Leonardo Vinci's style is characterised by a marked melodiousness, a key feature of the Neapolitan musical school. In contrast to other contemporary masters (Leo, Durante), Vinci only adds a minimum of counterpoint to the vocal line, which is therefore allowed to rise with some ease.
Li zite is the only one of Vinci’s ten operas in Neapolitan dialect that has survived; the music is a real treat, with vernacular flavours set in a rich assortment of musical forms: the lively vocal writing alternates with salacious recitatives and arias for eleven roles, many of them en travesti.
The singer-actors are entangled in a farcical play: errors, misunderstandings, disguised identities and relationships are broken and then restored. The libretto by Bernardo Saddumene is full of ambiguities, folkloric accents and exotic colours, with an abundance of sexual linguistic allusions and double meanings.

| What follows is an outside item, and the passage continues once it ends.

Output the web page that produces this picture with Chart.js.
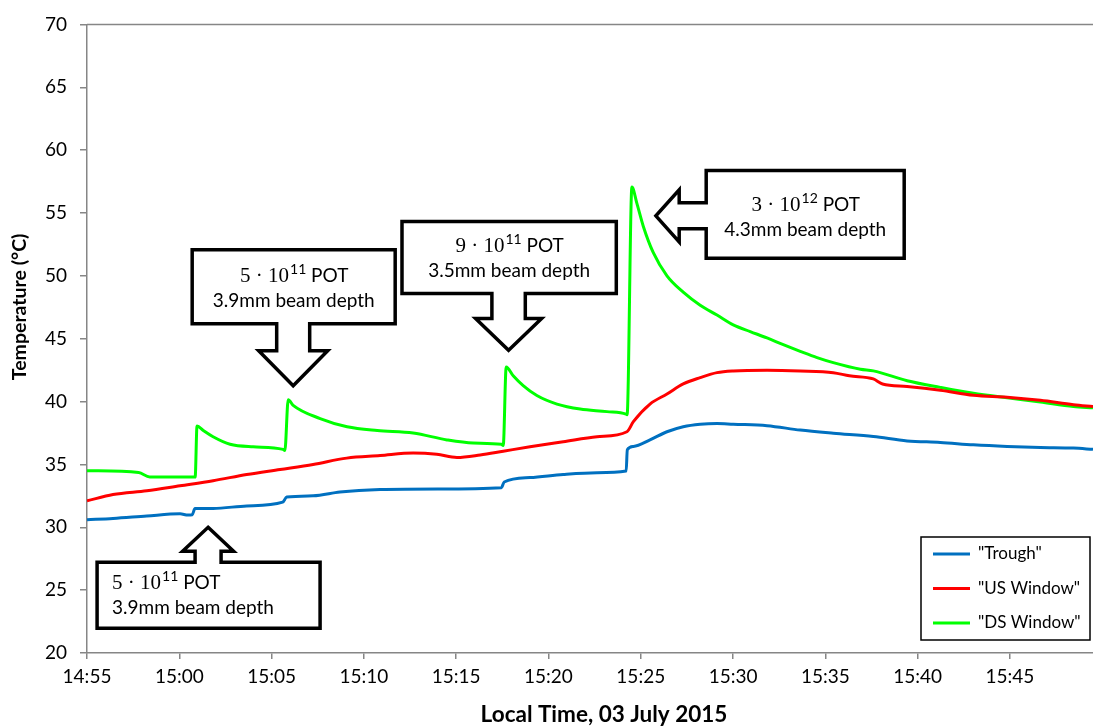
<!DOCTYPE html>
<html>
<head>
<meta charset="utf-8">
<script src="https://cdn.jsdelivr.net/npm/chart.js@4.4.1/dist/chart.umd.min.js"></script>
<style>
  html, body { margin: 0; padding: 0; background: #fff; }
  #wrap { width: 1093px; height: 728px; }
</style>
</head>
<body>
<div id="wrap"><canvas id="chart"></canvas></div>
<script>
// Thermocouple readings, 03 July 2015. Times are minutes after 14:55.
const START_CLOCK = '14:55';
const timeTickLabels = ['14:55', '15:00', '15:05', '15:10', '15:15', '15:20', '15:25', '15:30', '15:35', '15:40', '15:45'];
const tempTicks = [20, 25, 30, 35, 40, 45, 50, 55, 60, 65, 70];
const seriesNames = ['"Trough"', '"US Window"', '"DS Window"'];
const xTitle = 'Local Time, 03 July 2015';
const yTitle = 'Temperature (°C)';

const troughMinutes = [0, 1.41, 3.24, 5.04, 5.47, 5.7, 5.85, 6.83, 8.65, 10.6, 10.82, 12.25, 13.7, 15.88, 19.0, 22.45, 22.6, 24.0, 25.8, 27.63, 29.21, 29.27, 29.6, 30.5, 31.42, 32.3, 33.22, 34.13, 35.01, 36.84, 38.64, 40.43, 42.6, 44.43, 46.23, 48.02, 49.85, 51.65, 53.44, 54.5];
const troughTemps = [30.6, 30.7, 30.9, 31.07, 30.97, 31.0, 31.5, 31.5, 31.7, 32.0, 32.4, 32.5, 32.8, 33.0, 33.05, 33.15, 33.6, 33.95, 34.2, 34.34, 34.47, 36.17, 36.43, 36.95, 37.6, 38.0, 38.2, 38.26, 38.2, 38.08, 37.73, 37.48, 37.22, 36.87, 36.75, 36.56, 36.43, 36.35, 36.3, 36.2];

const usMinutes = [0, 1.41, 3.24, 5.04, 6.83, 8.65, 10.46, 12.25, 14.07, 15.88, 17.67, 18.95, 20.04, 21.3, 22.55, 24.0, 25.8, 27.63, 29.25, 29.6, 30.5, 31.42, 32.3, 33.22, 34.13, 35.01, 36.84, 38.64, 40.43, 41.3, 42.6, 43.1, 44.43, 46.23, 48.02, 49.85, 51.65, 53.44, 54.5];
const usTemps = [32.1, 32.6, 32.9, 33.3, 33.7, 34.2, 34.6, 35.0, 35.5, 35.7, 35.9, 35.8, 35.55, 35.75, 36.05, 36.4, 36.8, 37.2, 37.6, 38.4, 39.8, 40.6, 41.4, 41.9, 42.3, 42.44, 42.5, 42.44, 42.3, 42.05, 41.8, 41.4, 41.2, 40.9, 40.5, 40.35, 40.1, 39.75, 39.6];

const dsMinutes = [0, 2.8, 3.4, 5.8, 5.86, 5.96, 6.3, 6.83, 7.75, 9.0, 10.62, 10.72, 10.9, 11.17, 12.63, 14.09, 15.72, 17.67, 19.5, 20.92, 22.45, 22.55, 22.71, 23.09, 23.63, 24.37, 25.46, 26.72, 28.17, 29.2, 29.26, 29.52, 29.79, 30.14, 30.68, 31.42, 32.3, 33.22, 34.13, 35.01, 35.93, 36.84, 37.72, 38.64, 39.55, 40.43, 41.9, 42.6, 44.43, 46.23, 48.02, 49.85, 51.65, 53.44, 54.5];
const dsTemps = [34.5, 34.35, 34.0, 34.0, 34.0, 38.05, 37.7, 37.2, 36.6, 36.4, 36.2, 36.1, 40.15, 39.7, 38.65, 38.0, 37.7, 37.5, 36.95, 36.7, 36.6, 36.5, 42.75, 42.05, 41.27, 40.48, 39.8, 39.4, 39.2, 39.0, 38.95, 57.07, 55.76, 53.93, 51.84, 50.0, 48.7, 47.66, 46.88, 46.1, 45.57, 45.06, 44.53, 44.0, 43.5, 43.1, 42.57, 42.44, 41.66, 41.13, 40.66, 40.3, 39.96, 39.6, 39.5];

// Beam pulses: where each arrow points (minutes, °C) and what it says
const pulseMinutes = [6.56, 11.17, 22.84, 30.82];
const pulseTemps = [30.0, 41.26, 44.08, 54.77];
const pulseMantissa = ['5', '5', '9', '3'];
const pulseExponent = ['11', '11', '11', '12'];
const pulseDepths = ['3.9mm beam depth', '3.9mm beam depth', '3.5mm beam depth', '4.3mm beam depth'];

const TIME_END = 54.5;

function clockToMinutes(s) {
  const [h, m] = s.split(':').map(Number);
  const [h0, m0] = START_CLOCK.split(':').map(Number);
  return (h * 60 + m) - (h0 * 60 + m0);
}
function minutesToClock(v) {
  const [h0, m0] = START_CLOCK.split(':').map(Number);
  const tot = h0 * 60 + m0 + Math.round(v);
  const h = Math.floor(tot / 60), m = tot % 60;
  return h + ':' + String(m).padStart(2, '0');
}
const zip = (xs, ys) => xs.map((x, i) => ({ x, y: ys[i] }));

const SANS = 'Lato, "Open Sans", sans-serif';
const SERIF = '"Liberation Serif", "DejaVu Serif", serif';
const AXIS_GREY = '#868686';

// Box-and-arrow callouts. Local frame: u runs from the tip back toward the box,
// v runs across the arrow. dir tells which way the arrow points on screen.
const calloutShapes = [
  { dir: 'up',   gap: 35,   depth: 66,  v0: -111,  v1: 112,   stem: 13,   head: 25.5, headBase: 24,   align: 'left',   base: [-6.3, 18.7] },
  { dir: 'down', gap: 62,   depth: 74,  v0: -101,  v1: 102,   stem: 16.5, head: 34.5, headBase: 35,   align: 'center', base: [-4.7, 20.3] },
  { dir: 'down', gap: 56.7, depth: 72,  v0: -106.6, v1: 107.7, stem: 16.7, head: 33,  headBase: 31.7, align: 'center', base: [-5.3, 19.7] },
  { dir: 'left', gap: 50.3, depth: 198, v0: -45.3, v1: 42.4,  stem: 13,   head: 26,   headBase: 23.3, align: 'center', base: [-3.6, 21.4] }
];

function toScreen(dir, tx, ty, u, v) {
  if (dir === 'down') return [tx + v, ty - u];
  if (dir === 'up') return [tx + v, ty + u];
  return [tx + u, ty + v]; // left-pointing arrow, box on the right
}

function drawDoseLine(ctx, x, y, mant, exp, align) {
  const mainFont = '21px ' + SERIF;
  const supFont = '14px ' + SANS;
  const potFont = '19px ' + SANS;
  ctx.font = mainFont; const w1 = ctx.measureText(mant + ' \u00B7 10').width;
  ctx.font = supFont; const w2 = ctx.measureText(exp).width;
  ctx.font = potFont; const w3 = ctx.measureText(' POT').width;
  const total = w1 + w2 + w3;
  let sx = align === 'center' ? x - total / 2 : x;
  ctx.textAlign = 'left';
  ctx.textBaseline = 'alphabetic';
  ctx.font = mainFont; ctx.fillText(mant + ' \u00B7 10', sx, y); sx += w1 + 1;
  ctx.font = supFont; ctx.fillText(exp, sx, y - 8); sx += w2;
  ctx.font = potFont; ctx.fillText(' POT', sx, y);
}

const calloutPlugin = {
  id: 'pulseCallouts',
  afterDatasetsDraw(chart) {
    const { ctx, scales } = chart;
    ctx.save();
    pulseMinutes.forEach((t, i) => {
      const s = calloutShapes[i];
      const tx = scales.x.getPixelForValue(t);
      const ty = scales.y.getPixelForValue(pulseTemps[i]);
      const near = s.gap, far = s.gap + s.depth;
      const pts = [
        [0, 0], [s.headBase, s.head], [s.headBase, s.stem], [near, s.stem],
        [near, s.v1], [far, s.v1], [far, s.v0], [near, s.v0],
        [near, -s.stem], [s.headBase, -s.stem], [s.headBase, -s.head]
      ].map(([u, v]) => toScreen(s.dir, tx, ty, u, v));
      ctx.beginPath();
      pts.forEach(([x, y], k) => (k ? ctx.lineTo(x, y) : ctx.moveTo(x, y)));
      ctx.closePath();
      ctx.fillStyle = '#fff';
      ctx.fill();
      ctx.lineWidth = 3.5;
      ctx.lineJoin = 'miter';
      ctx.strokeStyle = '#000';
      ctx.stroke();

      // text block placement inside the box
      const c1 = toScreen(s.dir, tx, ty, near, s.v0);
      const c2 = toScreen(s.dir, tx, ty, far, s.v1);
      const left = Math.min(c1[0], c2[0]), right = Math.max(c1[0], c2[0]);
      const top = Math.min(c1[1], c2[1]), bottom = Math.max(c1[1], c2[1]);
      const cy = (top + bottom) / 2;
      const x = s.align === 'left' ? left + 15 : (left + right) / 2;
      ctx.fillStyle = '#000';
      drawDoseLine(ctx, x, cy + s.base[0], pulseMantissa[i], pulseExponent[i], s.align);
      ctx.font = '19px ' + SANS;
      ctx.textAlign = s.align;
      ctx.textBaseline = 'alphabetic';
      ctx.fillText(pulseDepths[i], x, cy + s.base[1]);
    });
    ctx.restore();
  }
};

// Top frame line, axis titles and the boxed legend in the lower right
const framePlugin = {
  id: 'frameAndLegend',
  afterDraw(chart) {
    const { ctx, chartArea } = chart;
    ctx.save();
    ctx.strokeStyle = AXIS_GREY;
    ctx.lineWidth = 1.5;
    ctx.beginPath();
    ctx.moveTo(chartArea.left, chartArea.top);
    ctx.lineTo(chartArea.right, chartArea.top);
    ctx.stroke();

    // axis titles
    ctx.fillStyle = '#000';
    ctx.textAlign = 'center';
    ctx.textBaseline = 'middle';
    ctx.font = 'bold 22.5px ' + SANS;
    ctx.fillText(xTitle, chartArea.left + 517, chart.height - 13);
    ctx.save();
    ctx.translate(20, chartArea.top + 282.5);
    ctx.rotate(-Math.PI / 2);
    ctx.font = 'bold 19.5px ' + SANS;
    ctx.fillText(yTitle, 0, 0);
    ctx.restore();

    const bx = chartArea.right - 172, by = chartArea.bottom - 116, bw = 169, bh = 103;
    ctx.fillStyle = '#fff';
    ctx.fillRect(bx, by, bw, bh);
    ctx.strokeStyle = '#000';
    ctx.lineWidth = 1.5;
    ctx.strokeRect(bx, by, bw, bh);
    ctx.font = '17px ' + SANS;
    ctx.textAlign = 'left';
    ctx.textBaseline = 'middle';
    chart.data.datasets.forEach((ds, i) => {
      const y = by + 17 + i * 34.5;
      ctx.strokeStyle = ds.borderColor;
      ctx.lineWidth = 3;
      ctx.beginPath();
      ctx.moveTo(bx + 12, y);
      ctx.lineTo(bx + 49, y);
      ctx.stroke();
      ctx.fillStyle = '#000';
      ctx.fillText(ds.label, bx + 57, y);
    });
    ctx.restore();
  }
};

const lineStyle = { borderWidth: 3, pointRadius: 0, cubicInterpolationMode: 'monotone', fill: false };

new Chart(document.getElementById('chart'), {
  type: 'line',
  data: {
    datasets: [
      { label: seriesNames[0], data: zip(troughMinutes, troughTemps), borderColor: '#0070C0', ...lineStyle },
      { label: seriesNames[1], data: zip(usMinutes, usTemps), borderColor: '#FF0000', ...lineStyle },
      { label: seriesNames[2], data: zip(dsMinutes, dsTemps), borderColor: '#00FF00', ...lineStyle }
    ]
  },
  options: {
    responsive: true,
    maintainAspectRatio: false,
    animation: false,
    layout: { padding: { left: 0, right: 0, top: 15, bottom: 0 } },
    plugins: { legend: { display: false }, tooltip: { enabled: false } },
    scales: {
      x: {
        type: 'linear',
        min: 0,
        max: TIME_END,
        afterBuildTicks(scale) {
          scale.ticks = timeTickLabels.map(l => ({ value: clockToMinutes(l) }));
        },
        afterFit(scale) { scale.height = 75; },
        ticks: {
          color: '#000',
          font: { family: SANS, size: 19 },
          padding: 6,
          maxRotation: 0,
          autoSkip: false,
          callback: v => minutesToClock(v)
        },
        grid: { drawOnChartArea: false, drawTicks: true, tickLength: 6, color: AXIS_GREY, lineWidth: 1.5 },
        border: { display: true, color: AXIS_GREY, width: 1.5 },
        title: { display: false }
      },
      y: {
        min: 20,
        max: 70,
        afterBuildTicks(scale) {
          scale.ticks = tempTicks.map(v => ({ value: v }));
        },
        afterFit(scale) { scale.width = 87; },
        ticks: {
          color: '#000',
          font: { family: SANS, size: 19 },
          padding: 13
        },
        grid: { drawOnChartArea: false, drawTicks: true, tickLength: 7, color: AXIS_GREY, lineWidth: 1.5 },
        border: { display: true, color: AXIS_GREY, width: 1.5 },
        title: { display: false }
      }
    }
  },
  plugins: [calloutPlugin, framePlugin]
});
</script>
</body>
</html>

The plot is intricate. At the base, there is a love triangle: Carlo loves Ciomma who loves Peppariello who loves Carlo; the latter had broken up with Belluccia years before and now she, in disguise as Peppariello, reaches him in Vietri to recover her lost honour. Here, the plot thickens even more: Ciomma lives with Meneca, an aged woman who also has the hots for Peppariello, while her son Titta loves Ciomma; to add on, also the barber Col’Agnolo has designs on the girl. The whole thing ends up in hilarity when mistaken identities are cleared: Ciomma accepts Titta’s courting, while Carlo and Belluccia reunite, get married, and leave on the boat of her father, Federico Mariani: Li zite ‘ngalera translates as “the newlyweds on the galley”.